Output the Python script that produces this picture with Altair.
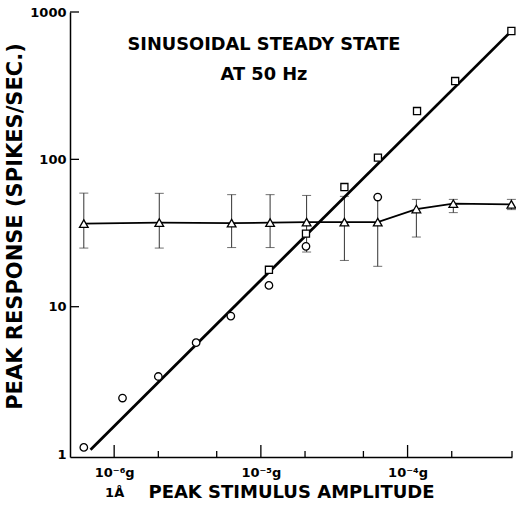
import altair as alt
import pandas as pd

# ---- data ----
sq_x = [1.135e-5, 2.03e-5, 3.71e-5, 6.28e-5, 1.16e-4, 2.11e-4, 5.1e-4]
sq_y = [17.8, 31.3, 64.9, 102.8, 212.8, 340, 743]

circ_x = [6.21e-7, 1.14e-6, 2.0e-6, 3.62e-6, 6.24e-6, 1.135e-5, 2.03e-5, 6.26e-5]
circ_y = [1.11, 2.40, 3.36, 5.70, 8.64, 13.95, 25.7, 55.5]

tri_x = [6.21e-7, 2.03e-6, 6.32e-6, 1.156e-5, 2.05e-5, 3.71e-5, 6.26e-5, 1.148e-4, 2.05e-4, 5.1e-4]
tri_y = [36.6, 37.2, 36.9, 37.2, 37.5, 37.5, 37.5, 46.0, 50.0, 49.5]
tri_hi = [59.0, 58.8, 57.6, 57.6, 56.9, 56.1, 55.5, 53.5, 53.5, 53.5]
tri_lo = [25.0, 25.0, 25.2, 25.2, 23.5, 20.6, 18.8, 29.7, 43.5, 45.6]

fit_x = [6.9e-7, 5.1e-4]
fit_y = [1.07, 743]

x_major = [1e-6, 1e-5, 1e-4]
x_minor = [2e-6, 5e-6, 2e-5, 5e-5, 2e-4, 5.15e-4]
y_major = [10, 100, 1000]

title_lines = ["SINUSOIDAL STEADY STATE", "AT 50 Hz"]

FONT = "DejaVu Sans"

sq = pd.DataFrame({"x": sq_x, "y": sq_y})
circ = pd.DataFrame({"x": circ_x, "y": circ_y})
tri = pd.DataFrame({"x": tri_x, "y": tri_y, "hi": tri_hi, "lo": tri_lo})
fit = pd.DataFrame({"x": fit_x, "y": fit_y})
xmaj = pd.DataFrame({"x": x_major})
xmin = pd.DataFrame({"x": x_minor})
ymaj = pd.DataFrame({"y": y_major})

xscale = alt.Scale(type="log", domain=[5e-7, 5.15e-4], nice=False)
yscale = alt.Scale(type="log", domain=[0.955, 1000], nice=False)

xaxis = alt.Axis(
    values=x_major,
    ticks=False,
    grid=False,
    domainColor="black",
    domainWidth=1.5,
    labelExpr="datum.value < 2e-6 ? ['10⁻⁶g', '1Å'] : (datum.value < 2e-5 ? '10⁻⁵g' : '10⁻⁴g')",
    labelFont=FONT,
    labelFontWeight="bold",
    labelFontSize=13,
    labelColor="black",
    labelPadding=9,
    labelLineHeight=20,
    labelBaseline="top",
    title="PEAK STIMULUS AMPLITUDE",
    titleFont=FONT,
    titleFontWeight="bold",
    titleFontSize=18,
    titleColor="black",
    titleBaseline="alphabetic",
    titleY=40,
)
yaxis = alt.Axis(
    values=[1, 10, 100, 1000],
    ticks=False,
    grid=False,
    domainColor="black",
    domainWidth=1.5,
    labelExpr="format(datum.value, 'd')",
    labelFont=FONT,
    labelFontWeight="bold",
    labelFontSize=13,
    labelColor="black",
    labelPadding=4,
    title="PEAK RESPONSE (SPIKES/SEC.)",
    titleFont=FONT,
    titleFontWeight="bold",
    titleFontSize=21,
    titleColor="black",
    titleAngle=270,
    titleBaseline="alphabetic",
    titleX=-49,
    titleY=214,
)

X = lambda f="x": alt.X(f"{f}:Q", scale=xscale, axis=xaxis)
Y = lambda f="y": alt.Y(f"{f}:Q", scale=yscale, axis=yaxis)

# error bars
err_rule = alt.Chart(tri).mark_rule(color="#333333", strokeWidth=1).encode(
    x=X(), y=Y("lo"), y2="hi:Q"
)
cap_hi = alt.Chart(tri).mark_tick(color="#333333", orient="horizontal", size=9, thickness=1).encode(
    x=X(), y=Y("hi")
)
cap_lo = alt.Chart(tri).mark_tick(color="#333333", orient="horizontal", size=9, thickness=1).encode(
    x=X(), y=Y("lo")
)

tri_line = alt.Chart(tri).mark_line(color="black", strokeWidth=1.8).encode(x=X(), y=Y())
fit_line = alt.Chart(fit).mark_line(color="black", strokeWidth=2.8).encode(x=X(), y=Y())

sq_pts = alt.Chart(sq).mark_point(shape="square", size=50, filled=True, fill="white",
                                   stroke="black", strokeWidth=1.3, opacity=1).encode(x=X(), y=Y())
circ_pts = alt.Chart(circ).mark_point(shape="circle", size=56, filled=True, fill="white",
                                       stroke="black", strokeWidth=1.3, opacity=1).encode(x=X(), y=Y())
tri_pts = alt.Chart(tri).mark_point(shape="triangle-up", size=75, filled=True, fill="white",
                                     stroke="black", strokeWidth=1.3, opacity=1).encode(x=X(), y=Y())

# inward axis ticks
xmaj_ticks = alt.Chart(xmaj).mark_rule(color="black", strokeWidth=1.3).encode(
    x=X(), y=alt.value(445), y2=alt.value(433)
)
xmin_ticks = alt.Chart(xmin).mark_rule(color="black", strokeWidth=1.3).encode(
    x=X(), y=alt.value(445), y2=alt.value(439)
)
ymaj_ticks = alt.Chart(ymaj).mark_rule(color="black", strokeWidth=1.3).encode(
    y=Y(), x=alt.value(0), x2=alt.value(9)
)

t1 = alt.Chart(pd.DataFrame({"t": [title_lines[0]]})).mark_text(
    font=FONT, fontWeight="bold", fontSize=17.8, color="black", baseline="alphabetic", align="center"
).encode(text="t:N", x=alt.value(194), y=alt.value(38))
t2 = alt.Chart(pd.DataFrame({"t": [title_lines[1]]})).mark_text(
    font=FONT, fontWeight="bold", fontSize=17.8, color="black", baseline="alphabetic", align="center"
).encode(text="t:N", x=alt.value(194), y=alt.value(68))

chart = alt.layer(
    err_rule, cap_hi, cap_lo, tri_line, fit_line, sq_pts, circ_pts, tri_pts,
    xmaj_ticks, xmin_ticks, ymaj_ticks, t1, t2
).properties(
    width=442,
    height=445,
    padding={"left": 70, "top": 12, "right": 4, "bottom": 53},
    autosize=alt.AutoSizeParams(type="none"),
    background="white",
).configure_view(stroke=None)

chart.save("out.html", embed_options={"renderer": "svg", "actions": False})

# # # # # # #

**Exercise details**: Repeat the material above verbatim, with no pictures in the output.

**Solution below**:
Output the Python script that produces this picture with Altair.
import altair as alt
import pandas as pd

# ---- data ----
sq_x = [1.135e-5, 2.03e-5, 3.71e-5, 6.28e-5, 1.16e-4, 2.11e-4, 5.1e-4]
sq_y = [17.8, 31.3, 64.9, 102.8, 212.8, 340, 743]

circ_x = [6.21e-7, 1.14e-6, 2.0e-6, 3.62e-6, 6.24e-6, 1.135e-5, 2.03e-5, 6.26e-5]
circ_y = [1.11, 2.40, 3.36, 5.70, 8.64, 13.95, 25.7, 55.5]

tri_x = [6.21e-7, 2.03e-6, 6.32e-6, 1.156e-5, 2.05e-5, 3.71e-5, 6.26e-5, 1.148e-4, 2.05e-4, 5.1e-4]
tri_y = [36.6, 37.2, 36.9, 37.2, 37.5, 37.5, 37.5, 46.0, 50.0, 49.5]
tri_hi = [59.0, 58.8, 57.6, 57.6, 56.9, 56.1, 55.5, 53.5, 53.5, 53.5]
tri_lo = [25.0, 25.0, 25.2, 25.2, 23.5, 20.6, 18.8, 29.7, 43.5, 45.6]

fit_x = [6.9e-7, 5.1e-4]
fit_y = [1.07, 743]

x_major = [1e-6, 1e-5, 1e-4]
x_minor = [2e-6, 5e-6, 2e-5, 5e-5, 2e-4, 5.15e-4]
y_major = [10, 100, 1000]

title_lines = ["SINUSOIDAL STEADY STATE", "AT 50 Hz"]

FONT = "DejaVu Sans"

sq = pd.DataFrame({"x": sq_x, "y": sq_y})
circ = pd.DataFrame({"x": circ_x, "y": circ_y})
tri = pd.DataFrame({"x": tri_x, "y": tri_y, "hi": tri_hi, "lo": tri_lo})
fit = pd.DataFrame({"x": fit_x, "y": fit_y})
xmaj = pd.DataFrame({"x": x_major})
xmin = pd.DataFrame({"x": x_minor})
ymaj = pd.DataFrame({"y": y_major})

xscale = alt.Scale(type="log", domain=[5e-7, 5.15e-4], nice=False)
yscale = alt.Scale(type="log", domain=[0.955, 1000], nice=False)

xaxis = alt.Axis(
    values=x_major,
    ticks=False,
    grid=False,
    domainColor="black",
    domainWidth=1.5,
    labelExpr="datum.value < 2e-6 ? ['10⁻⁶g', '1Å'] : (datum.value < 2e-5 ? '10⁻⁵g' : '10⁻⁴g')",
    labelFont=FONT,
    labelFontWeight="bold",
    labelFontSize=13,
    labelColor="black",
    labelPadding=9,
    labelLineHeight=20,
    labelBaseline="top",
    title="PEAK STIMULUS AMPLITUDE",
    titleFont=FONT,
    titleFontWeight="bold",
    titleFontSize=18,
    titleColor="black",
    titleBaseline="alphabetic",
    titleY=40,
)
yaxis = alt.Axis(
    values=[1, 10, 100, 1000],
    ticks=False,
    grid=False,
    domainColor="black",
    domainWidth=1.5,
    labelExpr="format(datum.value, 'd')",
    labelFont=FONT,
    labelFontWeight="bold",
    labelFontSize=13,
    labelColor="black",
    labelPadding=4,
    title="PEAK RESPONSE (SPIKES/SEC.)",
    titleFont=FONT,
    titleFontWeight="bold",
    titleFontSize=21,
    titleColor="black",
    titleAngle=270,
    titleBaseline="alphabetic",
    titleX=-49,
    titleY=214,
)

X = lambda f="x": alt.X(f"{f}:Q", scale=xscale, axis=xaxis)
Y = lambda f="y": alt.Y(f"{f}:Q", scale=yscale, axis=yaxis)

# error bars
err_rule = alt.Chart(tri).mark_rule(color="#333333", strokeWidth=1).encode(
    x=X(), y=Y("lo"), y2="hi:Q"
)
cap_hi = alt.Chart(tri).mark_tick(color="#333333", orient="horizontal", size=9, thickness=1).encode(
    x=X(), y=Y("hi")
)
cap_lo = alt.Chart(tri).mark_tick(color="#333333", orient="horizontal", size=9, thickness=1).encode(
    x=X(), y=Y("lo")
)

tri_line = alt.Chart(tri).mark_line(color="black", strokeWidth=1.8).encode(x=X(), y=Y())
fit_line = alt.Chart(fit).mark_line(color="black", strokeWidth=2.8).encode(x=X(), y=Y())

sq_pts = alt.Chart(sq).mark_point(shape="square", size=50, filled=True, fill="white",
                                   stroke="black", strokeWidth=1.3, opacity=1).encode(x=X(), y=Y())
circ_pts = alt.Chart(circ).mark_point(shape="circle", size=56, filled=True, fill="white",
                                       stroke="black", strokeWidth=1.3, opacity=1).encode(x=X(), y=Y())
tri_pts = alt.Chart(tri).mark_point(shape="triangle-up", size=75, filled=True, fill="white",
                                     stroke="black", strokeWidth=1.3, opacity=1).encode(x=X(), y=Y())

# inward axis ticks
xmaj_ticks = alt.Chart(xmaj).mark_rule(color="black", strokeWidth=1.3).encode(
    x=X(), y=alt.value(445), y2=alt.value(433)
)
xmin_ticks = alt.Chart(xmin).mark_rule(color="black", strokeWidth=1.3).encode(
    x=X(), y=alt.value(445), y2=alt.value(439)
)
ymaj_ticks = alt.Chart(ymaj).mark_rule(color="black", strokeWidth=1.3).encode(
    y=Y(), x=alt.value(0), x2=alt.value(9)
)

t1 = alt.Chart(pd.DataFrame({"t": [title_lines[0]]})).mark_text(
    font=FONT, fontWeight="bold", fontSize=17.8, color="black", baseline="alphabetic", align="center"
).encode(text="t:N", x=alt.value(194), y=alt.value(38))
t2 = alt.Chart(pd.DataFrame({"t": [title_lines[1]]})).mark_text(
    font=FONT, fontWeight="bold", fontSize=17.8, color="black", baseline="alphabetic", align="center"
).encode(text="t:N", x=alt.value(194), y=alt.value(68))

chart = alt.layer(
    err_rule, cap_hi, cap_lo, tri_line, fit_line, sq_pts, circ_pts, tri_pts,
    xmaj_ticks, xmin_ticks, ymaj_ticks, t1, t2
).properties(
    width=442,
    height=445,
    padding={"left": 70, "top": 12, "right": 4, "bottom": 53},
    autosize=alt.AutoSizeParams(type="none"),
    background="white",
).configure_view(stroke=None)

chart.save("out.html", embed_options={"renderer": "svg", "actions": False})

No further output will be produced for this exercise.